This week, I’ll be writing the first in my two part series about bullying.
Although it has always existed, bullying in schools has become a more common phenomenon in recent years. But, what happens when the bullying is now happening well before our children even enter school?
There are many different definitions of bullying and there is often disagreement on how extensive the behaviour has to be before it is considered to be bullying.
For the purpose of this blog, I am going to define bullying as ‘repeated acts of aggression – physical, verbal or emotional – aimed at other individuals for the sole purpose of hurting or intimidating them’.

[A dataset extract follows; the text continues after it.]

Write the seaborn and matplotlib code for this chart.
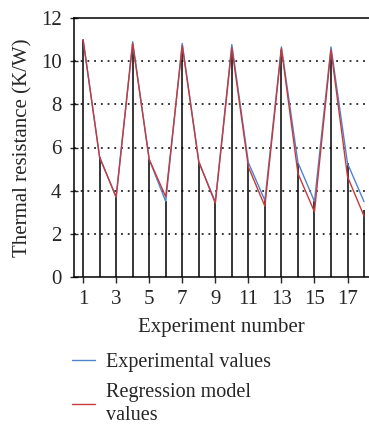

So are we able to identify bullies as early as toddlerhood? Bullying occurs at all ages, and yes, there are often signs of it even in the toddler years. A fun play date can often turn stressful as one toddler tries to hit, bite, steal toys or intimidate the others. Hardly a fun play date. These behaviours are often a normal part of growing up – protecting territory, learning to share and compromise. But on occasion, without proper intervention, these behaviours could be indicative of more severe intimidation tactics down the road.
In the early years, it is often difficult for parents to differentiate normal behaviour (children taking toys from one another, with no malicious intent) from bullying (which has malicious intent). So how do you deal with a toddler who is bullying?

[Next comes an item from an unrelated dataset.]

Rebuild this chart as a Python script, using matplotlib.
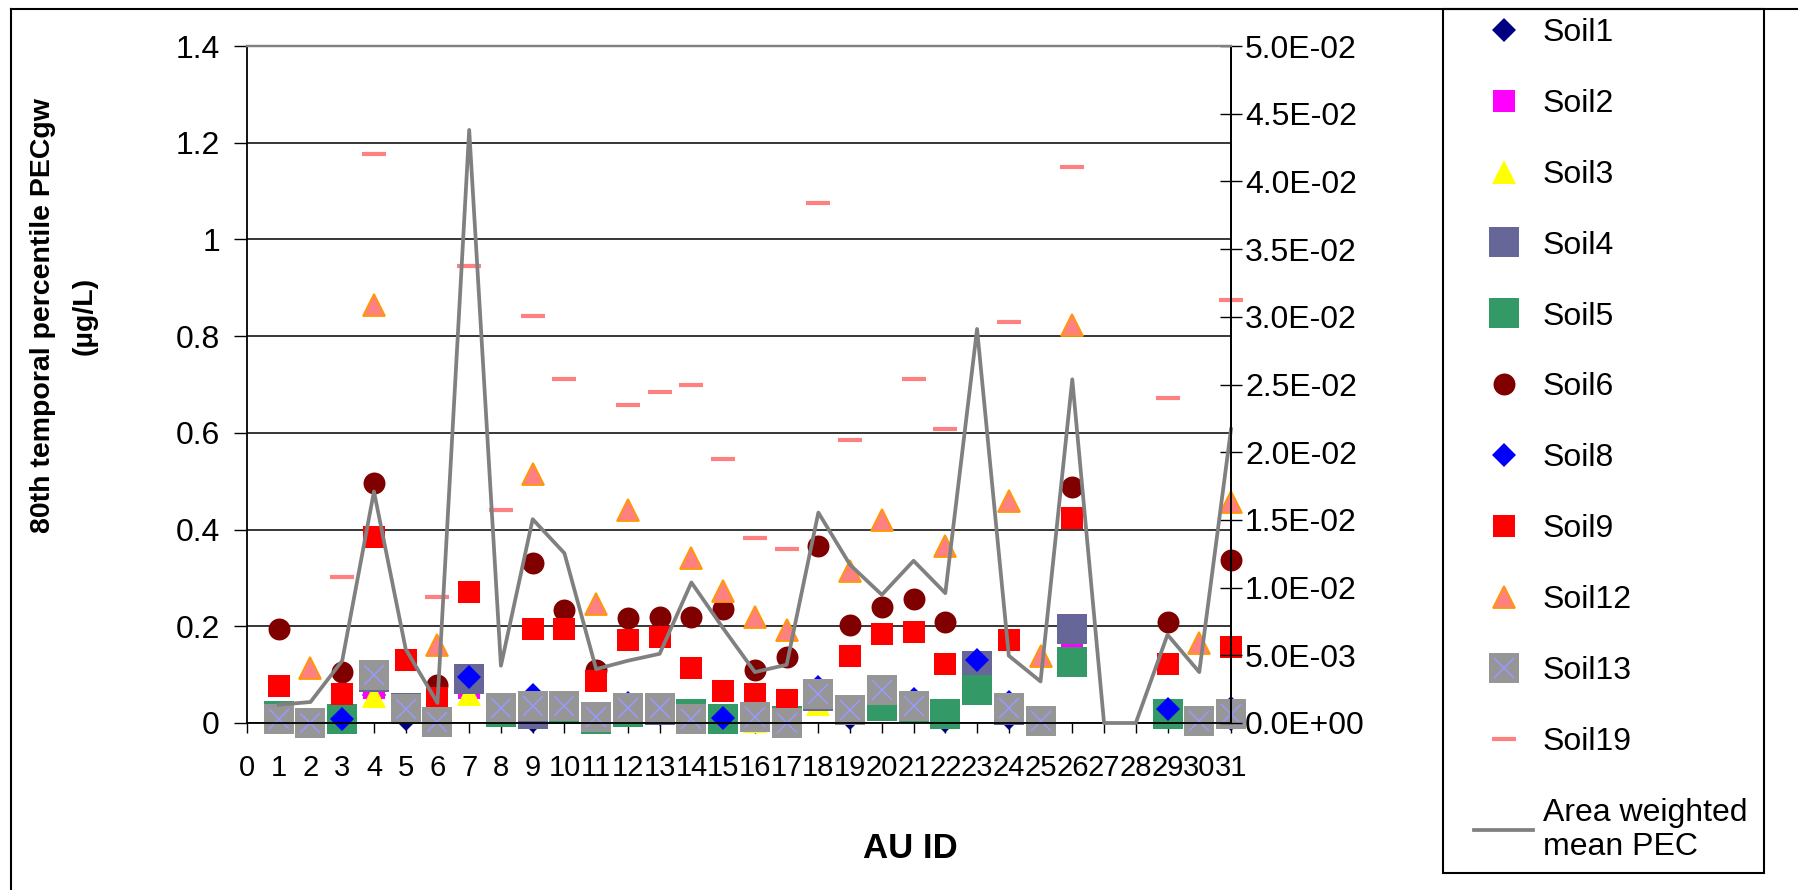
import numpy as np
import matplotlib
matplotlib.use("Agg")
import matplotlib.pyplot as plt
from matplotlib.lines import Line2D
from matplotlib.patches import Rectangle

plt.rcParams['font.family'] = ['Liberation Sans', 'DejaVu Sans']

# AU ID categories
au_id = list(range(1, 32))

# 80th temporal percentile PECgw per soil (ug/L), None = no value
#         1      2      3      4      5      6      7      8      9      10
soil1 = [None,  None,  None,  0.058, 0.008, None,  None,  None,  0.005, None,
         None,  None,  0.018, None,  None,  None,  None,  None,  0.011, None,
         None,  0.005, None,  0.011, None,  None,  None,  None,  None,  None,
         0.0075]
soil2 = [None,  None,  None,  0.072, None,  None,  0.072, None,  None,  None,
         None,  None,  None,  None,  None,  None,  None,  None,  None,  None,
         None,  None,  None,  None,  None,  0.160, None,  None,  None,  None,
         None]
soil3 = [None,  None,  None,  0.055, None,  None,  0.059, None,  None,  None,
         None,  None,  None,  None,  None,  0.004, None,  0.040, None,  None,
         0.025, None,  None,  None,  None,  None,  None,  None,  None,  None,
         None]
soil4 = [None,  None,  None,  0.096, 0.031, None,  0.091, None,  0.019, None,
         None,  None,  0.027, None,  None,  None,  None,  0.056, None,  None,
         None,  None,  0.118, 0.027, None,  0.194, None,  None,  None,  None,
         0.019]
soil5 = [0.014, None,  0.008, None,  None,  None,  None,  0.023, None,  0.029,
         0.008, 0.023, None,  0.019, 0.008, None,  0.005, 0.061, None,  0.035,
         0.032, 0.019, 0.068, None,  None,  0.126, None,  None,  0.019, None,
         None]
soil6 = [0.194, None,  0.105, 0.496, None,  0.079, None,  None,  0.330, 0.234,
         0.109, 0.217, 0.220, 0.220, 0.236, 0.109, 0.136, 0.365, 0.203, 0.239,
         0.257, 0.208, None,  None,  None,  0.488, None,  None,  0.208, None,
         0.337]
soil8 = [None,  None,  0.008, None,  None,  None,  0.095, None,  0.058, None,
         None,  0.041, None,  None,  0.010, None,  None,  0.075, None,  None,
         0.049, None,  0.131, 0.044, None,  None,  None,  None,  0.028, None,
         0.032]
soil9 = [0.077, None,  0.059, 0.384, 0.131, 0.052, 0.271, None,  0.194, 0.194,
         0.086, 0.172, 0.177, 0.113, 0.067, 0.059, 0.048, None,  0.139, 0.185,
         0.189, 0.122, None,  0.171, None,  0.424, None,  None,  0.122, None,
         0.158]
soil12 = [None,  0.113, None,  0.865, None,  0.162, None,  None,  0.514, None,
          0.247, 0.441, None,  0.342, 0.274, 0.220, 0.193, None,  0.315, 0.419,
          None,  0.365, None,  0.459, 0.139, 0.824, None,  None,  None,  0.166,
          0.458]
soil13 = [0.009, 0.000, None,  0.099, 0.028, 0.003, None,  0.031, 0.035, 0.035,
          0.012, 0.031, 0.031, 0.008, None,  0.012, 0.001, 0.059, 0.027, 0.068,
          0.035, None,  None,  0.031, 0.005, None,  None,  None,  None,  0.005,
          0.019]
soil19 = [None,  None,  0.302, 1.176, None,  0.261, 0.946, 0.441, 0.842, 0.711,
          None,  0.658, 0.685, 0.698, 0.546, 0.383, 0.360, 1.076, 0.585, None,
          0.711, 0.608, None,  0.829, None,  1.149, None,  None,  0.672, None,
          0.874]

# area weighted mean PEC (secondary axis)
mean_pec = [0.00135, 0.00155, 0.0046, 0.0171, 0.00546, 0.00148, 0.0438, 0.00423,
            0.01505, 0.01254, 0.00398, 0.0046, 0.00511, 0.01038, 0.0070, 0.00376,
            0.0043, 0.01554, 0.01168, 0.00947, 0.01198, 0.00959, 0.0291, 0.00497,
            0.00307, 0.02538, 0.0, 0.0, 0.00652, 0.00376, 0.0217]

x_ticks = list(range(0, 32))
y_ticks = [0, 0.2, 0.4, 0.6, 0.8, 1.0, 1.2, 1.4]
y2_ticks = [i * 0.005 for i in range(11)]


def arr(v):
    return np.array([np.nan if a is None else a for a in v], dtype=float)


W, H = 1798, 890
fig = plt.figure(figsize=(W / 100, H / 100), dpi=100)
ax = fig.add_axes([247 / W, 1 - 723 / H, (1231 - 247) / W, (723 - 46) / H])

#(name, data, marker, face, size, edge, edgewidth)
series = [
    ("Soil1", soil1, "D", "#000080", 12.3, None, 0),
    ("Soil2", soil2, "s", "#FF00FF", 15.8, None, 0),
    ("Soil3", soil3, "^", "#FFFF00", 17.3, None, 0),
    ("Soil4", soil4, "s", "#666699", 20.9, None, 0),
    ("Soil5", soil5, "s", "#339966", 20.9, None, 0),
    ("Soil6", soil6, "o", "#800000", 15.8, None, 0),
    ("Soil8", soil8, "D", "#0000FF", 12.3, None, 0),
    ("Soil9", soil9, "s", "#FF0000", 15.8, None, 0),
    ("Soil12", soil12, "^", "#FF8080", 16.5, "#FF9900", 1.3),
]

handles = []
labels = []
for name, vals, mk, fc, ms, ec, ew in series:
    h, = ax.plot(au_id, arr(vals), linestyle="none", marker=mk, markersize=ms,
                 markerfacecolor=fc, markeredgecolor=ec if ec else fc,
                 markeredgewidth=ew, clip_on=False)
    handles.append(h)
    labels.append(name)

# Soil13: gray square with light blue cross
sq, = ax.plot(au_id, arr(soil13), linestyle="none", marker="s", markersize=20.9,
              markerfacecolor="#969696", markeredgewidth=0, clip_on=False)
cr, = ax.plot(au_id, arr(soil13), linestyle="none", marker="x", markersize=14,
              markeredgecolor="#9999FF", markeredgewidth=1.1, clip_on=False)
handles.append((sq, cr))
labels.append("Soil13")

h19, = ax.plot(au_id, arr(soil19), linestyle="none", marker="_", markersize=17,
               markeredgecolor="#FF8080", markeredgewidth=3, clip_on=False)
handles.append(h19)
labels.append("Soil19")

ax.set_xlim(0, 31)
ax.set_ylim(0, 1.4)
ax.set_xticks(x_ticks)
ax.set_xticklabels([str(t) for t in x_ticks])
ax.set_yticks(y_ticks)
ax.set_yticklabels(["0", "0.2", "0.4", "0.6", "0.8", "1", "1.2", "1.4"])
ax.set_axisbelow(True)
ax.yaxis.grid(True, color="black", linewidth=1.1)
ax.tick_params(axis="y", direction="out", length=9.5, width=1.0, labelsize=23, pad=10)
ax.tick_params(axis="x", direction="out", length=7, width=1.0, labelsize=21, pad=15)
for s in ["left", "bottom", "right"]:
    ax.spines[s].set_color("black")
    ax.spines[s].set_linewidth(1.3)
ax.spines["top"].set_color("#808080")
ax.spines["top"].set_linewidth(1.6)

ax2 = ax.twinx()
lm, = ax2.plot(au_id, mean_pec, color="#808080", linewidth=2.7, clip_on=False)
handles.append(lm)
labels.append("Area weighted\nmean PEC")
ax2.set_ylim(0, 0.05)
ax2.set_yticks(y2_ticks)
ax2.set_yticklabels(["{:.1E}".format(v) for v in y2_ticks])
ax2.tick_params(axis="y", direction="inout", length=16, width=1.0, labelsize=23, pad=2)
for s in ["left", "bottom"]:
    ax2.spines[s].set_visible(False)
ax2.spines["top"].set_color("#808080")
ax2.spines["top"].set_linewidth(1.6)
ax2.spines["right"].set_color("black")
ax2.spines["right"].set_linewidth(1.3)

fig.text(64 / W, 1 - 316 / H, "80th temporal percentile PECgw\n(\u00b5g/L)",
         rotation=90, ha="center", va="center", multialignment="center",
         fontsize=20.5, fontweight="bold", linespacing=1.75)
fig.text(910 / W, 1 - 848 / H, "AU ID", ha="center", va="center",
         fontsize=25, fontweight="bold")

# outer chart frame (left and top edges visible)
fig.add_artist(Line2D([11 / W, 11 / W], [0, 1 - 9 / H], color="black", lw=1.5,
                      transform=fig.transFigure))
fig.add_artist(Line2D([11 / W, 1], [1 - 9 / H, 1 - 9 / H], color="black", lw=1.5,
                      transform=fig.transFigure))
fig.add_artist(Rectangle((1443 / W, 1 - 873 / H), (1764 - 1443) / W, (873 - 9) / H,
                         fill=False, edgecolor="black", lw=1.5,
                         transform=fig.transFigure))

fig.legend(handles, labels, loc="upper left", bbox_to_anchor=(1474 / W, 1 - 18 / H),
           bbox_transform=fig.transFigure, frameon=False, fontsize=23,
           handlelength=1.85, handletextpad=0.3, labelspacing=1.28,
           borderpad=0, borderaxespad=0, numpoints=1)

fig.savefig("out.png", dpi=100)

Do you scold them? Do you encourage them to work it out between themselves?
It is often a difficult decision for parents to make. You want to encourage your children to stand up for themselves, and not rescue them, but you also don’t want them to become the victims of bullying or learn to bully others.
Research has shown that people who are bullied or abused by their peers are at higher risk than the average population of developing mental health problems, suffer from low self esteem, higher levels of stress, depression and anxiety. These people also have a higher incidence of suicide or attempted suicide.
Bullies themselves are also at risk of problems in the long term. Bullying is violent behaviour, even if it is verbal or emotional. Bullying in school often leads to more bullying as children grow up, leading to increased incidence of drug and alcohol addiction as well as greater representation in the criminal justice system.
Clearly, violence in any form is not considered a viable solution, and the best way to teach your children to stand up for themselves is by setting a good example.